▶ WORK INSTRUCTIONS: Return the lines below exactly, from the first line to the line that contains "grad = np.linspace(0, 1, 256).reshape(-1, 1)". Leave out pictures.

▶ DATA PROVIDED:
-------

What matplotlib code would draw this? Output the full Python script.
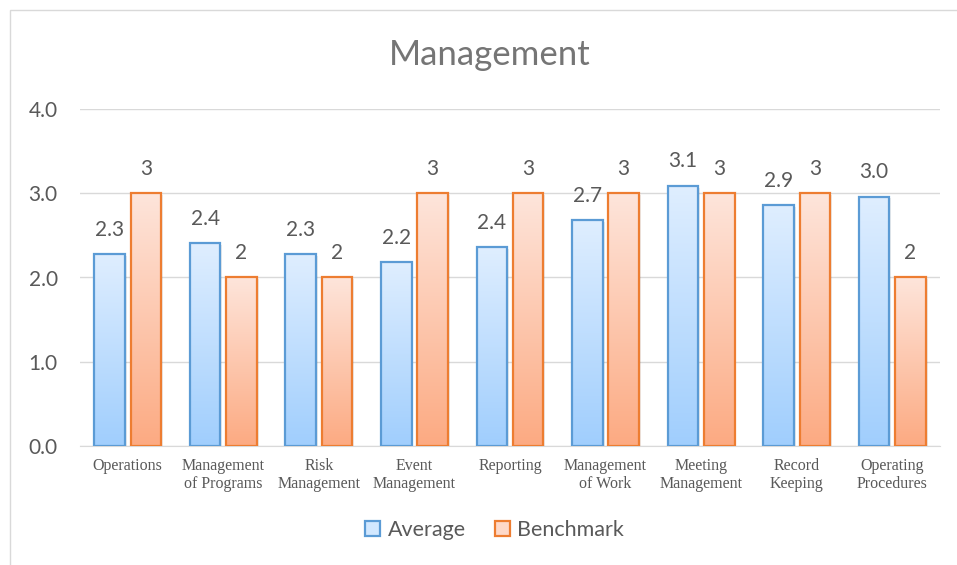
import numpy as np
import matplotlib
matplotlib.use('Agg')
import matplotlib.pyplot as plt
import matplotlib.colors as mcolors
from matplotlib.patches import Rectangle, Patch
from matplotlib.legend_handler import HandlerPatch

# Chart data
categories = ['Operations', 'Management\nof Programs', 'Risk\nManagement', 'Event\nManagement',
              'Reporting', 'Management\nof Work', 'Meeting\nManagement', 'Record\nKeeping',
              'Operating\nProcedures']
average = [2.28, 2.41, 2.28, 2.18, 2.36, 2.68, 3.09, 2.86, 2.96]
benchmark = [3, 2, 2, 3, 3, 3, 3, 3, 2]

# Gradient colours (bottom -> top) and edges, Excel style
blue_grad = mcolors.LinearSegmentedColormap.from_list('blue_grad', ['#a0cefd', '#dfeeff'])
orange_grad = mcolors.LinearSegmentedColormap.from_list('orange_grad', ['#fcaa82', '#fee5db'])
blue_edge = '#5b9bd5'
orange_edge = '#ed7d31'
text_gray = '#595959'

W, H = 957, 565
fig = plt.figure(figsize=(W / 100, H / 100), dpi=100)

# outer chart border
fig.patches.append(Rectangle((10 / W, -0.1), 1.2, 1 - 10 / H + 0.1, transform=fig.transFigure,
                             fill=False, edgecolor='#d9d9d9', linewidth=1))

ax = fig.add_axes([80 / W, 1 - 445.7 / H, 860 / W, (445.7 - 109.3) / H])
ax.set_xlim(-0.5, len(categories) - 0.5)
ax.set_ylim(0, 4)

grad = np.linspace(0, 1, 256).reshape(-1, 1)


def draw_bars(values, offset, cmap, edge):
    bars = ax.bar(np.arange(len(values)) + offset, values, width=0.32,
                  facecolor='none', edgecolor=edge, linewidth=1.6, zorder=3)
    for b in bars:
        x0, y0 = b.get_x(), b.get_y()
        w, h = b.get_width(), b.get_height()
        # soft shadow
        ax.add_patch(Rectangle((x0 + 0.02, y0 - 0.02), w, h, facecolor='#000000',
                               alpha=0.08, edgecolor='none', zorder=1))
        im = ax.imshow(grad, cmap=cmap, aspect='auto', origin='lower',
                       extent=[x0, x0 + w, y0, y0 + h], zorder=2)
        im.set_clip_path(b)
    return bars


draw_bars(average, -0.19, blue_grad, blue_edge)
draw_bars(benchmark, 0.19, orange_grad, orange_edge)

for i, v in enumerate(average):
    ax.text(i - 0.19, v + 0.29, '%.1f' % v, ha='center', va='center',
            fontsize=15, color=text_gray, family='Lato')
for i, v in enumerate(benchmark):
    ax.text(i + 0.19, v + 0.29, '%d' % v, ha='center', va='center',
            fontsize=15, color=text_gray, family='Lato')

ax.set_yticks([0, 1, 2, 3, 4])
ax.set_yticklabels(['0.0', '1.0', '2.0', '3.0', '4.0'], family='Lato', fontsize=15, color=text_gray)
ax.set_xticks(np.arange(len(categories)))
ax.set_xticklabels(categories, family='Liberation Serif', fontsize=11.5, color=text_gray,
                   linespacing=1.15)
ax.tick_params(axis='both', length=0)
ax.tick_params(axis='y', pad=16)
ax.tick_params(axis='x', pad=9)
ax.grid(axis='y', color='#d9d9d9', linewidth=1, zorder=0)
ax.set_axisbelow(True)
for s in ['top', 'right', 'left']:
    ax.spines[s].set_visible(False)
ax.spines['bottom'].set_color('#d9d9d9')

fig.text(490 / W, 1 - 55 / H, 'Management', ha='center', va='center',
         fontsize=25, color='#757575', family='Lato')


class GradHandler(HandlerPatch):
    def __init__(self, cmap, **kw):
        self.cmap = cmap
        super().__init__(**kw)

    def create_artists(self, legend, orig_handle, xdescent, ydescent, width, height, fontsize, trans):
        s = height * 1.0
        x = -xdescent + (width - s) / 2
        y = -ydescent + (height - s) / 2
        sq = Rectangle((x, y), s, s, facecolor=self.cmap(0.8), edgecolor=orig_handle.get_edgecolor(),
                       linewidth=1.6, transform=trans)
        return [sq]


h1 = Patch(edgecolor=blue_edge, label='Average')
h2 = Patch(edgecolor=orange_edge, label='Benchmark')
fig.legend(handles=[h1, h2], loc='center', bbox_to_anchor=(494 / W, 1 - 530 / H),
           ncol=2, frameon=False, prop={'family': 'Lato', 'size': 15.5}, labelcolor=text_gray,
           handlelength=0.8, handletextpad=0.3, columnspacing=1.3,
           handler_map={h1: GradHandler(blue_grad), h2: GradHandler(orange_grad)})

fig.savefig('out.png', dpi=100)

-------

▶ COMPLETE RESPONSE:
What matplotlib code would draw this? Output the full Python script.
import numpy as np
import matplotlib
matplotlib.use('Agg')
import matplotlib.pyplot as plt
import matplotlib.colors as mcolors
from matplotlib.patches import Rectangle, Patch
from matplotlib.legend_handler import HandlerPatch

# Chart data
categories = ['Operations', 'Management\nof Programs', 'Risk\nManagement', 'Event\nManagement',
              'Reporting', 'Management\nof Work', 'Meeting\nManagement', 'Record\nKeeping',
              'Operating\nProcedures']
average = [2.28, 2.41, 2.28, 2.18, 2.36, 2.68, 3.09, 2.86, 2.96]
benchmark = [3, 2, 2, 3, 3, 3, 3, 3, 2]

# Gradient colours (bottom -> top) and edges, Excel style
blue_grad = mcolors.LinearSegmentedColormap.from_list('blue_grad', ['#a0cefd', '#dfeeff'])
orange_grad = mcolors.LinearSegmentedColormap.from_list('orange_grad', ['#fcaa82', '#fee5db'])
blue_edge = '#5b9bd5'
orange_edge = '#ed7d31'
text_gray = '#595959'

W, H = 957, 565
fig = plt.figure(figsize=(W / 100, H / 100), dpi=100)

# outer chart border
fig.patches.append(Rectangle((10 / W, -0.1), 1.2, 1 - 10 / H + 0.1, transform=fig.transFigure,
                             fill=False, edgecolor='#d9d9d9', linewidth=1))

ax = fig.add_axes([80 / W, 1 - 445.7 / H, 860 / W, (445.7 - 109.3) / H])
ax.set_xlim(-0.5, len(categories) - 0.5)
ax.set_ylim(0, 4)

grad = np.linspace(0, 1, 256).reshape(-1, 1)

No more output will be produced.